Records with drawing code
——————

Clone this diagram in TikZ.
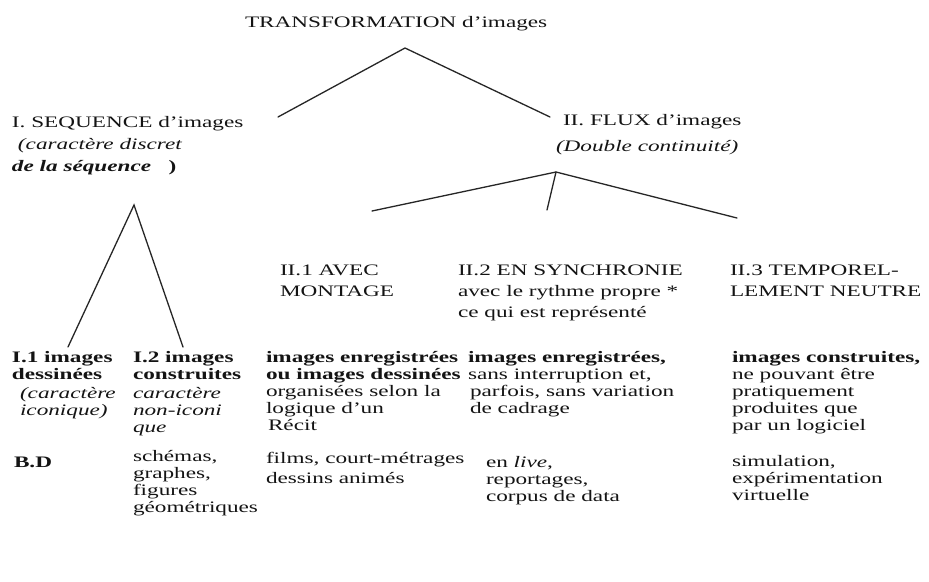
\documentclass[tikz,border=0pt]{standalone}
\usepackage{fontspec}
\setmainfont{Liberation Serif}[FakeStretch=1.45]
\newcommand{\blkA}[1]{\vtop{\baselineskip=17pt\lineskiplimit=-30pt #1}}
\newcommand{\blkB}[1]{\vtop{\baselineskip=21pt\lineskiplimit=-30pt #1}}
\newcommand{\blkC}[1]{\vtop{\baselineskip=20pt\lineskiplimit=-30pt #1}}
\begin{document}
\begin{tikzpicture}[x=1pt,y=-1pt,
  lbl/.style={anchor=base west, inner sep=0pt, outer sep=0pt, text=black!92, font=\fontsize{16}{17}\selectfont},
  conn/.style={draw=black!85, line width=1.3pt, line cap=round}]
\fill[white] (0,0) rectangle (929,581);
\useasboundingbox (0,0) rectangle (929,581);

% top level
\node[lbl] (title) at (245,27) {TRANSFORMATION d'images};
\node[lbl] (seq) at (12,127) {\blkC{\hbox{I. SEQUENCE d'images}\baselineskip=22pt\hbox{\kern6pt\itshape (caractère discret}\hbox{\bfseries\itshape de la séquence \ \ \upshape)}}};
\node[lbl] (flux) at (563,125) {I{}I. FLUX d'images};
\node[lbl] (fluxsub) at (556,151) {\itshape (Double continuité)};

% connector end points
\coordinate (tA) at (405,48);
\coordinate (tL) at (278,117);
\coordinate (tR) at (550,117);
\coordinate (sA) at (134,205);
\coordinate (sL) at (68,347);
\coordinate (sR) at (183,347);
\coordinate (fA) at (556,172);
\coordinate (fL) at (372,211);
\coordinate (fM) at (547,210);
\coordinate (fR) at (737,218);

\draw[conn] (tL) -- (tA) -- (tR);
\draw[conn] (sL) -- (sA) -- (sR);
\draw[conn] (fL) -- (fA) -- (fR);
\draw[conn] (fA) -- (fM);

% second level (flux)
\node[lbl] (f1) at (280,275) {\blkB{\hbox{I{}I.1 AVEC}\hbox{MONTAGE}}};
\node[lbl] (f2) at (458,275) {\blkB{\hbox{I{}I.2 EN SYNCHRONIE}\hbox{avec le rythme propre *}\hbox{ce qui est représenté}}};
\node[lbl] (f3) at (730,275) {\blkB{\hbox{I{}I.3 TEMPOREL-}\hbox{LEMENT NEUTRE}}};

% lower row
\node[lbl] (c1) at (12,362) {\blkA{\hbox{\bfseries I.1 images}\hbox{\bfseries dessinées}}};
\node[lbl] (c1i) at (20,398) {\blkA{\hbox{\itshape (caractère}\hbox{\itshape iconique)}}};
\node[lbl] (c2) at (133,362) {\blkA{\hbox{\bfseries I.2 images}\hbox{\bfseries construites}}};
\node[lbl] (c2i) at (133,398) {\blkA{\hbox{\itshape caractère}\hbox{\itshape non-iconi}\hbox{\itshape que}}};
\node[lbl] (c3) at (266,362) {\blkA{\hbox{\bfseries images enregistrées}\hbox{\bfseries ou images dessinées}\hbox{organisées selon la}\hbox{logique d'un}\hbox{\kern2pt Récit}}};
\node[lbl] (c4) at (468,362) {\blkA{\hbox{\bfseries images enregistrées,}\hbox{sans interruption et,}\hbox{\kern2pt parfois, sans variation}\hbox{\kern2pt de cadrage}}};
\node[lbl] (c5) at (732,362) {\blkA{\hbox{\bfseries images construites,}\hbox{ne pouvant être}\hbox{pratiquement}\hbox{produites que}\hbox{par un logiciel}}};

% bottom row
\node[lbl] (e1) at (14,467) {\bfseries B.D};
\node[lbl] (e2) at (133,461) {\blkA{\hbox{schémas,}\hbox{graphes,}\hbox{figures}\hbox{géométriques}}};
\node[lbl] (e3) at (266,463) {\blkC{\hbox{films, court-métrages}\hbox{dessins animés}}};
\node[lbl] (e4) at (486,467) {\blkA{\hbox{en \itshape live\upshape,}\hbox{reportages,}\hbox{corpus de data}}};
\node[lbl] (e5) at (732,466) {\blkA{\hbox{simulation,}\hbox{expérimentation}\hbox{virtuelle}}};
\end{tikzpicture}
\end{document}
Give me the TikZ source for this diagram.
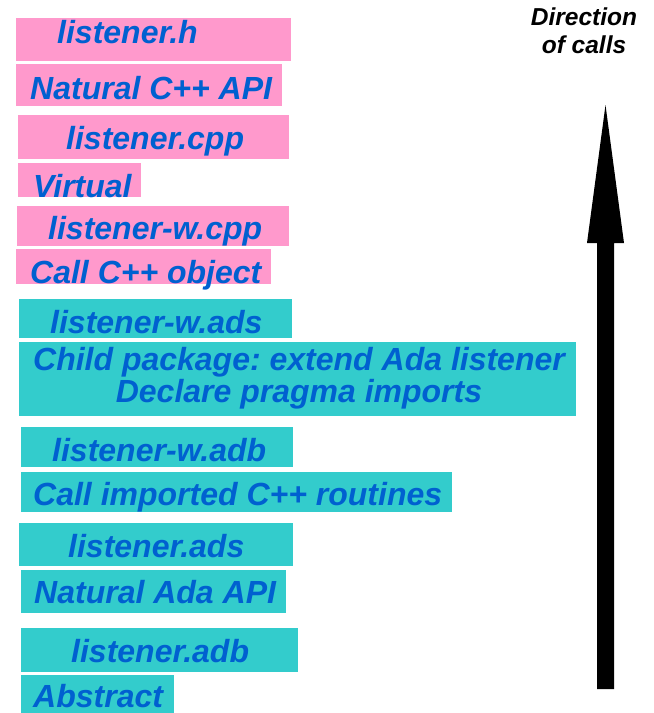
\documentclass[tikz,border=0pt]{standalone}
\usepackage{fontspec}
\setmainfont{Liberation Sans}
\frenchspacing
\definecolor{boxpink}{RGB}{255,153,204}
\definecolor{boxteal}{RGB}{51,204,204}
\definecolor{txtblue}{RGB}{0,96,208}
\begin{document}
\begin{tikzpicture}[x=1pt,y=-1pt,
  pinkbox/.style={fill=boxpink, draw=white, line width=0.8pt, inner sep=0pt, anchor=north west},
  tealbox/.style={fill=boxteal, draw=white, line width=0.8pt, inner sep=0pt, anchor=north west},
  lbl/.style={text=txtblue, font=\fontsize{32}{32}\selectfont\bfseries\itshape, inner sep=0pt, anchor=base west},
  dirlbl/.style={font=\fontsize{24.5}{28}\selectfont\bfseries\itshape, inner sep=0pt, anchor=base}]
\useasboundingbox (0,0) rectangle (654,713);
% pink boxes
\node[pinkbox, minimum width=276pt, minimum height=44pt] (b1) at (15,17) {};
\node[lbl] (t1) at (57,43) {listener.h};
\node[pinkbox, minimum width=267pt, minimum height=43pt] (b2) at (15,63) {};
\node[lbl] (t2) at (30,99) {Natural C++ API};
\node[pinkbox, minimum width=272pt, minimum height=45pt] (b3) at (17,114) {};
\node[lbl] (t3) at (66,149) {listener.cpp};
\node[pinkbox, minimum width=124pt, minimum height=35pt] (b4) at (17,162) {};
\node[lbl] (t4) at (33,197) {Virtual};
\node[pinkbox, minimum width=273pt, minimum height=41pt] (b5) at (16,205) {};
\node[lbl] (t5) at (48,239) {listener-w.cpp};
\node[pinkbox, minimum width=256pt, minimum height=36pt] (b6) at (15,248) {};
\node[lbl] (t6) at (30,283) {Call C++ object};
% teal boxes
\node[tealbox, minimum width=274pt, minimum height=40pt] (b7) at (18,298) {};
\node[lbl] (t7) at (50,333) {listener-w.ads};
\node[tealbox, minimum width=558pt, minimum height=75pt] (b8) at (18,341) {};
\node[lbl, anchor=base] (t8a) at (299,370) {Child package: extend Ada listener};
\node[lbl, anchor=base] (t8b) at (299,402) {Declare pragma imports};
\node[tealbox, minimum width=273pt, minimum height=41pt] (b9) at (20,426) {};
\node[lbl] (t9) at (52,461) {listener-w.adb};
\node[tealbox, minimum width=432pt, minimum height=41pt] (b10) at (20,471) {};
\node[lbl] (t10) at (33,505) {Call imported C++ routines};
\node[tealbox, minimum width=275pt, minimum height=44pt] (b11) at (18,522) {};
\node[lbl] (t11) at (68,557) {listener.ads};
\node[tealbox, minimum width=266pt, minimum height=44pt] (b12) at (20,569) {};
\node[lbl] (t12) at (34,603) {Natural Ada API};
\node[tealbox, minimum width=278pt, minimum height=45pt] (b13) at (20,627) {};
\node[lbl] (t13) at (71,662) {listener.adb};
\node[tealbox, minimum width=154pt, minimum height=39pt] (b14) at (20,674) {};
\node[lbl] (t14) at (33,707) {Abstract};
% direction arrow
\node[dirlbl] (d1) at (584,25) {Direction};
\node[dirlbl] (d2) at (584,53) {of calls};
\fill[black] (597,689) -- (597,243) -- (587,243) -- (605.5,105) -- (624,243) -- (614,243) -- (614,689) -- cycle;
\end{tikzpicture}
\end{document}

——————

_OBJECTIVE:_ Please quote exactly the run of lines that starts the entries and ends at the line containing "(f3) at (730,275)", leaving out every picture.

_SOLUTION TO THE PROBLEM:_
Clone this diagram in TikZ.
\documentclass[tikz,border=0pt]{standalone}
\usepackage{fontspec}
\setmainfont{Liberation Serif}[FakeStretch=1.45]
\newcommand{\blkA}[1]{\vtop{\baselineskip=17pt\lineskiplimit=-30pt #1}}
\newcommand{\blkB}[1]{\vtop{\baselineskip=21pt\lineskiplimit=-30pt #1}}
\newcommand{\blkC}[1]{\vtop{\baselineskip=20pt\lineskiplimit=-30pt #1}}
\begin{document}
\begin{tikzpicture}[x=1pt,y=-1pt,
  lbl/.style={anchor=base west, inner sep=0pt, outer sep=0pt, text=black!92, font=\fontsize{16}{17}\selectfont},
  conn/.style={draw=black!85, line width=1.3pt, line cap=round}]
\fill[white] (0,0) rectangle (929,581);
\useasboundingbox (0,0) rectangle (929,581);

% top level
\node[lbl] (title) at (245,27) {TRANSFORMATION d'images};
\node[lbl] (seq) at (12,127) {\blkC{\hbox{I. SEQUENCE d'images}\baselineskip=22pt\hbox{\kern6pt\itshape (caractère discret}\hbox{\bfseries\itshape de la séquence \ \ \upshape)}}};
\node[lbl] (flux) at (563,125) {I{}I. FLUX d'images};
\node[lbl] (fluxsub) at (556,151) {\itshape (Double continuité)};

% connector end points
\coordinate (tA) at (405,48);
\coordinate (tL) at (278,117);
\coordinate (tR) at (550,117);
\coordinate (sA) at (134,205);
\coordinate (sL) at (68,347);
\coordinate (sR) at (183,347);
\coordinate (fA) at (556,172);
\coordinate (fL) at (372,211);
\coordinate (fM) at (547,210);
\coordinate (fR) at (737,218);

\draw[conn] (tL) -- (tA) -- (tR);
\draw[conn] (sL) -- (sA) -- (sR);
\draw[conn] (fL) -- (fA) -- (fR);
\draw[conn] (fA) -- (fM);

% second level (flux)
\node[lbl] (f1) at (280,275) {\blkB{\hbox{I{}I.1 AVEC}\hbox{MONTAGE}}};
\node[lbl] (f2) at (458,275) {\blkB{\hbox{I{}I.2 EN SYNCHRONIE}\hbox{avec le rythme propre *}\hbox{ce qui est représenté}}};
\node[lbl] (f3) at (730,275) {\blkB{\hbox{I{}I.3 TEMPOREL-}\hbox{LEMENT NEUTRE}}};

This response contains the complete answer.